• **Given request**
Exclude images, then output the remaining data verbatim.

• **Recorded data**
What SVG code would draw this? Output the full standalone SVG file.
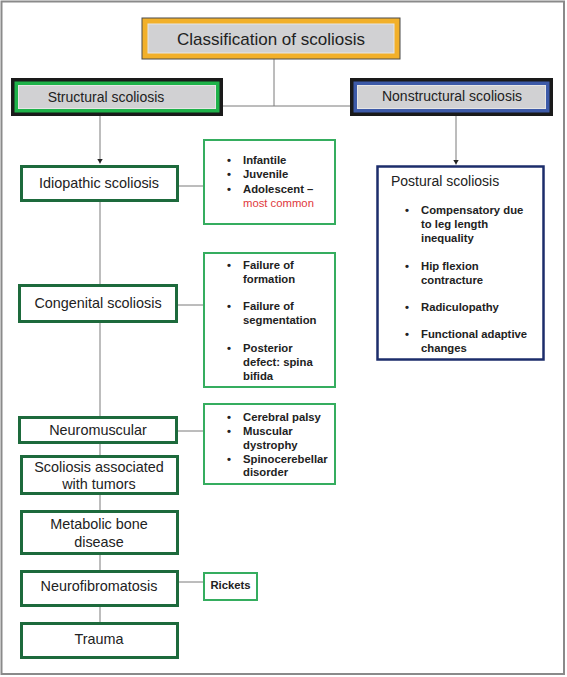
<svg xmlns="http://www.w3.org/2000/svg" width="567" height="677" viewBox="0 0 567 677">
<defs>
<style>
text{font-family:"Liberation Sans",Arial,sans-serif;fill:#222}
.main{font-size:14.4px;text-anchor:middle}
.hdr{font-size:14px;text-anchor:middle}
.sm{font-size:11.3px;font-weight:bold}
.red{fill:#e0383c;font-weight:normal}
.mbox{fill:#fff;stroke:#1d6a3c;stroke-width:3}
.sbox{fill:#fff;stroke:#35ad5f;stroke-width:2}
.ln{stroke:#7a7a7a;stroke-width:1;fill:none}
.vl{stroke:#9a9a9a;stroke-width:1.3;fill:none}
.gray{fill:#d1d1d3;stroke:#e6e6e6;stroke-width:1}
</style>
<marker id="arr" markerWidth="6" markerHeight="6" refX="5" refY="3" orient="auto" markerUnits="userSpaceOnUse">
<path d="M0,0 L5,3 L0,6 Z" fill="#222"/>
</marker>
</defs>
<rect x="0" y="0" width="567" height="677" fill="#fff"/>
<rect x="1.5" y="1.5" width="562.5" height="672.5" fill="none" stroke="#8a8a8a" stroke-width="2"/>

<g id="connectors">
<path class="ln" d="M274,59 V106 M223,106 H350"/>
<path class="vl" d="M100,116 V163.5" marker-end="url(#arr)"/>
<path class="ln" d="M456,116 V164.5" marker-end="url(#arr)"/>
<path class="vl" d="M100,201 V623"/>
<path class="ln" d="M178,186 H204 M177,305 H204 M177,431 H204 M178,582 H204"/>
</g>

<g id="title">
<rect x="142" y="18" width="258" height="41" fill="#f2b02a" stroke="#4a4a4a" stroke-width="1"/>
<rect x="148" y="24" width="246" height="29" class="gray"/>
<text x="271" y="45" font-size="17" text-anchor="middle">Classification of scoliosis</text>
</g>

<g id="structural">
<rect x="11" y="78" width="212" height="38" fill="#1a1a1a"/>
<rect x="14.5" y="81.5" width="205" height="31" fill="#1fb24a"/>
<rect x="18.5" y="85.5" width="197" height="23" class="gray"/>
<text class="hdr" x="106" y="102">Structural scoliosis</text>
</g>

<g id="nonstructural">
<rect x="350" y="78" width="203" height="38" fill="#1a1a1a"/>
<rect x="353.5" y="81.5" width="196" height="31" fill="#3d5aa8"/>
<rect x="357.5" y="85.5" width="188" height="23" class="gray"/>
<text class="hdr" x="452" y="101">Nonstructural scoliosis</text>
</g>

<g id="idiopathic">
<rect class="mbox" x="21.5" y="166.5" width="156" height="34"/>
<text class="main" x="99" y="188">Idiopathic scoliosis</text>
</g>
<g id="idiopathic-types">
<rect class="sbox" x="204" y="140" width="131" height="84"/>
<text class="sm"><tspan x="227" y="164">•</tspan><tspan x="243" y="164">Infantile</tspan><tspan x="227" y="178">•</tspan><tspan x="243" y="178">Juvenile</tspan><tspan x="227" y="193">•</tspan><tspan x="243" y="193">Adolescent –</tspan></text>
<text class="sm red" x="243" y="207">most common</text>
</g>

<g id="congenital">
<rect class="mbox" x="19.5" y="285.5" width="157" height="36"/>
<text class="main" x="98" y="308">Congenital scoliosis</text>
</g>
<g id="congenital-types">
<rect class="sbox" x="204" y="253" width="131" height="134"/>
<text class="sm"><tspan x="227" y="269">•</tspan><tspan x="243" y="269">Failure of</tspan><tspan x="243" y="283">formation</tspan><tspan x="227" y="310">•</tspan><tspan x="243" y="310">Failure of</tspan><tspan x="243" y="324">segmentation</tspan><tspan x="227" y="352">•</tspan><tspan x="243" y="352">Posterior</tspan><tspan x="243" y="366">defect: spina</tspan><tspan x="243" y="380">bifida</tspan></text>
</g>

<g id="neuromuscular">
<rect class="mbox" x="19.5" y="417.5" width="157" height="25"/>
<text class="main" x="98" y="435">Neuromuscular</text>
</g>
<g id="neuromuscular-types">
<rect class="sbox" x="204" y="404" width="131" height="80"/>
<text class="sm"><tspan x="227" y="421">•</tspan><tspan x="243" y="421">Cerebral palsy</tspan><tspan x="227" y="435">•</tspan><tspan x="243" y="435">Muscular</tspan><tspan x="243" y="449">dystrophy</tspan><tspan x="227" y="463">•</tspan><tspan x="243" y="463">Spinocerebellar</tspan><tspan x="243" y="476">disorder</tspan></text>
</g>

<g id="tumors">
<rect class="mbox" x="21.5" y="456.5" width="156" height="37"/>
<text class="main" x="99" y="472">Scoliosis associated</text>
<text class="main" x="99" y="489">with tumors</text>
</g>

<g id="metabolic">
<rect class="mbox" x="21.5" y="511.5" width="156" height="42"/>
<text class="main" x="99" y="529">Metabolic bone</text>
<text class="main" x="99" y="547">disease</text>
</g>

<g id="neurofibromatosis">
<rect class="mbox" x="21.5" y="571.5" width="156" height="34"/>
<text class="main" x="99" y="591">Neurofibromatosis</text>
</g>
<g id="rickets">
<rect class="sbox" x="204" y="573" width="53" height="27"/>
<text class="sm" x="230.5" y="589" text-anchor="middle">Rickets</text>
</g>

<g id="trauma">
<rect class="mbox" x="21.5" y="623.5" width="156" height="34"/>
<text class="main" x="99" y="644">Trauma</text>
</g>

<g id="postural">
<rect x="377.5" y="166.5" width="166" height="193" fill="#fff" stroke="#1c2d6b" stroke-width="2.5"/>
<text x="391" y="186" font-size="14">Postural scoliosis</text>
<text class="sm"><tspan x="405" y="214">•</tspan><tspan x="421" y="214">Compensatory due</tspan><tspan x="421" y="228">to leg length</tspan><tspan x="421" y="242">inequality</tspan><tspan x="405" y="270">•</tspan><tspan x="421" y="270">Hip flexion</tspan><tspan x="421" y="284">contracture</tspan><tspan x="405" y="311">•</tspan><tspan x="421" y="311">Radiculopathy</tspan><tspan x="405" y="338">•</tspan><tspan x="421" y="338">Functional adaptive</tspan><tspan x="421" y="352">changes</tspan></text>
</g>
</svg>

• **Exercise response**
What SVG code would draw this? Output the full standalone SVG file.
<svg xmlns="http://www.w3.org/2000/svg" width="567" height="677" viewBox="0 0 567 677">
<defs>
<style>
text{font-family:"Liberation Sans",Arial,sans-serif;fill:#222}
.main{font-size:14.4px;text-anchor:middle}
.hdr{font-size:14px;text-anchor:middle}
.sm{font-size:11.3px;font-weight:bold}
.red{fill:#e0383c;font-weight:normal}
.mbox{fill:#fff;stroke:#1d6a3c;stroke-width:3}
.sbox{fill:#fff;stroke:#35ad5f;stroke-width:2}
.ln{stroke:#7a7a7a;stroke-width:1;fill:none}
.vl{stroke:#9a9a9a;stroke-width:1.3;fill:none}
.gray{fill:#d1d1d3;stroke:#e6e6e6;stroke-width:1}
</style>
<marker id="arr" markerWidth="6" markerHeight="6" refX="5" refY="3" orient="auto" markerUnits="userSpaceOnUse">
<path d="M0,0 L5,3 L0,6 Z" fill="#222"/>
</marker>
</defs>
<rect x="0" y="0" width="567" height="677" fill="#fff"/>
<rect x="1.5" y="1.5" width="562.5" height="672.5" fill="none" stroke="#8a8a8a" stroke-width="2"/>

<g id="connectors">
<path class="ln" d="M274,59 V106 M223,106 H350"/>
<path class="vl" d="M100,116 V163.5" marker-end="url(#arr)"/>
<path class="ln" d="M456,116 V164.5" marker-end="url(#arr)"/>
<path class="vl" d="M100,201 V623"/>
<path class="ln" d="M178,186 H204 M177,305 H204 M177,431 H204 M178,582 H204"/>
</g>

<g id="title">
<rect x="142" y="18" width="258" height="41" fill="#f2b02a" stroke="#4a4a4a" stroke-width="1"/>
<rect x="148" y="24" width="246" height="29" class="gray"/>
<text x="271" y="45" font-size="17" text-anchor="middle">Classification of scoliosis</text>
</g>

<g id="structural">
<rect x="11" y="78" width="212" height="38" fill="#1a1a1a"/>
<rect x="14.5" y="81.5" width="205" height="31" fill="#1fb24a"/>
<rect x="18.5" y="85.5" width="197" height="23" class="gray"/>
<text class="hdr" x="106" y="102">Structural scoliosis</text>
</g>

<g id="nonstructural">
<rect x="350" y="78" width="203" height="38" fill="#1a1a1a"/>
<rect x="353.5" y="81.5" width="196" height="31" fill="#3d5aa8"/>
<rect x="357.5" y="85.5" width="188" height="23" class="gray"/>
<text class="hdr" x="452" y="101">Nonstructural scoliosis</text>
</g>

<g id="idiopathic">
<rect class="mbox" x="21.5" y="166.5" width="156" height="34"/>
<text class="main" x="99" y="188">Idiopathic scoliosis</text>
</g>
<g id="idiopathic-types">
<rect class="sbox" x="204" y="140" width="131" height="84"/>
<text class="sm"><tspan x="227" y="164">•</tspan><tspan x="243" y="164">Infantile</tspan><tspan x="227" y="178">•</tspan><tspan x="243" y="178">Juvenile</tspan><tspan x="227" y="193">•</tspan><tspan x="243" y="193">Adolescent –</tspan></text>
<text class="sm red" x="243" y="207">most common</text>
</g>

<g id="congenital">
<rect class="mbox" x="19.5" y="285.5" width="157" height="36"/>
<text class="main" x="98" y="308">Congenital scoliosis</text>
</g>
<g id="congenital-types">
<rect class="sbox" x="204" y="253" width="131" height="134"/>
<text class="sm"><tspan x="227" y="269">•</tspan><tspan x="243" y="269">Failure of</tspan><tspan x="243" y="283">formation</tspan><tspan x="227" y="310">•</tspan><tspan x="243" y="310">Failure of</tspan><tspan x="243" y="324">segmentation</tspan><tspan x="227" y="352">•</tspan><tspan x="243" y="352">Posterior</tspan><tspan x="243" y="366">defect: spina</tspan><tspan x="243" y="380">bifida</tspan></text>
</g>

<g id="neuromuscular">
<rect class="mbox" x="19.5" y="417.5" width="157" height="25"/>
<text class="main" x="98" y="435">Neuromuscular</text>
</g>
<g id="neuromuscular-types">
<rect class="sbox" x="204" y="404" width="131" height="80"/>
<text class="sm"><tspan x="227" y="421">•</tspan><tspan x="243" y="421">Cerebral palsy</tspan><tspan x="227" y="435">•</tspan><tspan x="243" y="435">Muscular</tspan><tspan x="243" y="449">dystrophy</tspan><tspan x="227" y="463">•</tspan><tspan x="243" y="463">Spinocerebellar</tspan><tspan x="243" y="476">disorder</tspan></text>
</g>

<g id="tumors">
<rect class="mbox" x="21.5" y="456.5" width="156" height="37"/>
<text class="main" x="99" y="472">Scoliosis associated</text>
<text class="main" x="99" y="489">with tumors</text>
</g>

<g id="metabolic">
<rect class="mbox" x="21.5" y="511.5" width="156" height="42"/>
<text class="main" x="99" y="529">Metabolic bone</text>
<text class="main" x="99" y="547">disease</text>
</g>

<g id="neurofibromatosis">
<rect class="mbox" x="21.5" y="571.5" width="156" height="34"/>
<text class="main" x="99" y="591">Neurofibromatosis</text>
</g>
<g id="rickets">
<rect class="sbox" x="204" y="573" width="53" height="27"/>
<text class="sm" x="230.5" y="589" text-anchor="middle">Rickets</text>
</g>

<g id="trauma">
<rect class="mbox" x="21.5" y="623.5" width="156" height="34"/>
<text class="main" x="99" y="644">Trauma</text>
</g>

<g id="postural">
<rect x="377.5" y="166.5" width="166" height="193" fill="#fff" stroke="#1c2d6b" stroke-width="2.5"/>
<text x="391" y="186" font-size="14">Postural scoliosis</text>
<text class="sm"><tspan x="405" y="214">•</tspan><tspan x="421" y="214">Compensatory due</tspan><tspan x="421" y="228">to leg length</tspan><tspan x="421" y="242">inequality</tspan><tspan x="405" y="270">•</tspan><tspan x="421" y="270">Hip flexion</tspan><tspan x="421" y="284">contracture</tspan><tspan x="405" y="311">•</tspan><tspan x="421" y="311">Radiculopathy</tspan><tspan x="405" y="338">•</tspan><tspan x="421" y="338">Functional adaptive</tspan><tspan x="421" y="352">changes</tspan></text>
</g>
</svg>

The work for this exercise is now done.